Voy deprisa. Siempre, como si la vida se me fuera a ir en breve. Quizá tomé la costumbre de haber sido madre temprana de dos chicos movidos, teniendo que hacerme hueco en la vida a codazos y con casi todo en contra. O de ver de cerca la muerte varias veces, algunas con más certidumbre que otras. Ahí se aprende lo frágiles que somos, lo temporal de la vida. La miras a los ojos y te dices: bien, se acabó ¿Qué te queda por hacer? Y te das cuenta que queda mucho. Venecia que no conoces, Nueva York que prometiste llevarle y no pudiste, París que se te olvidó, ese monte que no subiste y ahora, quizá no es tiempo, esa historia que no llegó a escribirse, ese amor que no terminaste o lo terminaste mal. Queda tanto, que la prisa se te apodera. Te entra el virus de la premura, de hacer para persistir, de acabar para dejar las cosas en orden. De apurar una vida que de otra manera no tendría sentido.

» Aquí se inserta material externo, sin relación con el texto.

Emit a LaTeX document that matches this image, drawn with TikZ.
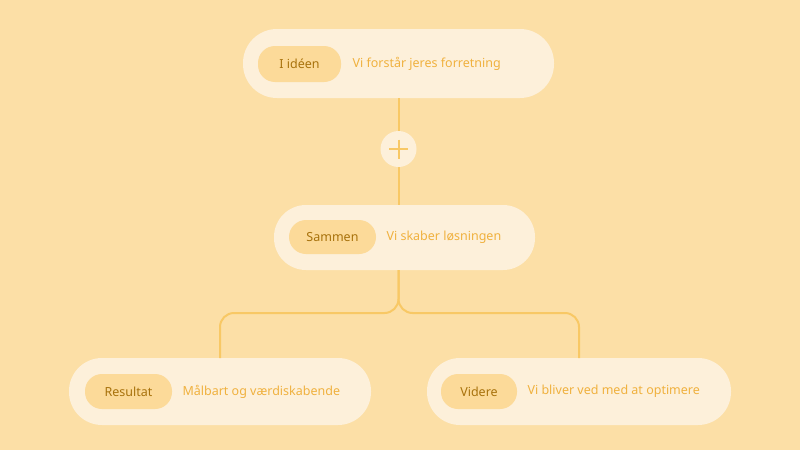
\documentclass[tikz,border=0pt]{standalone}
\usepackage{fontspec}
\setmainfont{Noto Sans}
\definecolor{bg}{HTML}{FCDFA6}
\definecolor{boxc}{HTML}{FDF0DA}
\definecolor{pillc}{HTML}{FCDA99}
\definecolor{dark}{HTML}{A8720C}
\definecolor{light}{HTML}{F0B13E}
\definecolor{linec}{HTML}{F8C865}
\begin{document}
\begin{tikzpicture}[x=1pt,y=-1pt,
  card/.style={fill=boxc,rounded corners=#1},
  pill/.style={fill=pillc,rounded corners=17pt},
  lab/.style={font=\fontsize{12.5}{14}\selectfont\bfseries,text=dark},
  desc/.style={font=\fontsize{12.5}{14}\selectfont,text=light,anchor=west},
  conn/.style={draw=linec,line width=2pt,rounded corners=14pt}]
\fill[bg] (0,0) rectangle (800,450);
\useasboundingbox (0,0) rectangle (800,450);
% cards
\fill[card=34pt] (243,29) rectangle (554,98);
\fill[card=32pt] (274,205) rectangle (535,270);
\fill[card=33pt] (69,358) rectangle (371,425);
\fill[card=33pt] (427,358) rectangle (731,425);
% pills
\fill[pill] (258,46) rectangle (341,82);
\fill[pill] (289,220) rectangle (376,254);
\fill[pill] (85,374) rectangle (172,409);
\fill[pill] (441,374) rectangle (517,409);
\node[lab] (a) at (299.5,64) {I idéen};
\node[desc] (ad) at (349,64) {Vi forstår jeres forretning};
\node[lab] (b) at (332.5,237) {Sammen};
\node[desc] (bd) at (383,237) {Vi skaber løsningen};
\node[lab] (c) at (128.5,391.5) {Resultat};
\node[desc] (cd) at (179,391.5) {Målbart og værdiskabende};
\node[lab] (d) at (479,391.5) {Videre};
\node[desc] (dd) at (524,391.5) {Vi bliver ved med at optimere};
\coordinate (t) at (398.5,98);
\coordinate (m) at (398.5,205);
\coordinate (mb) at (398.5,270);
\coordinate (l) at (220,358);
\coordinate (r) at (579,358);
\draw[conn] (t) -- (m);
\node[circle,fill=boxc,minimum size=36pt,inner sep=0] (plus) at (398.5,149) {};
\draw[draw=linec,line width=2pt] (389,149) -- (408,149) (398.5,139.5) -- (398.5,158.5);
\draw[conn] (mb) -- (398.5,313) -| (l);
\draw[conn] (mb) -- (398.5,313) -| (r);
\end{tikzpicture}
\end{document}
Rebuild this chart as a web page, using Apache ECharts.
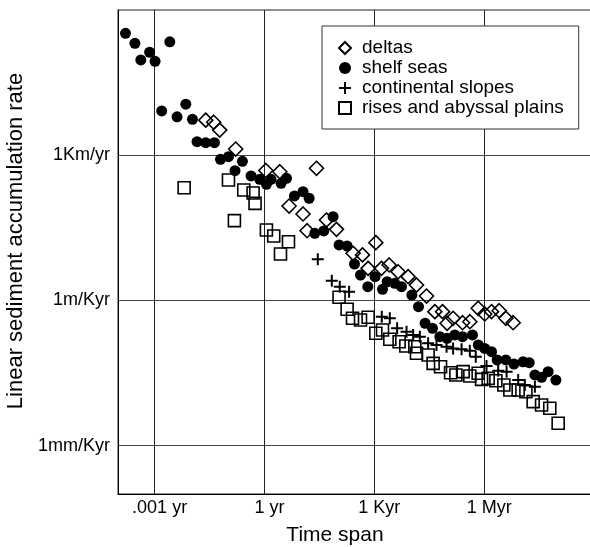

Por eso corro detrás de los momentos. Por eso huyo de circunloquios, de discursos vacuos, de parsimonias en el espacio/tiempo que no me lleven a puntos determinados.
Y hago cosas. Y me agoto. A veces pienso que voy en un coche a demasiada velocidad para contemplar el paisaje y quizá me lo pierda. Ocurre que hay tanto estímulo, tanto que leer, tanta palabra sabia que escuchar, tanto que aprender, que se me olvida que la función principal para la que venimos y estamos es para ser felices. Fíjate, y justo eso es lo que se me escapa. Lo que no aprendo, lo que no se me fija.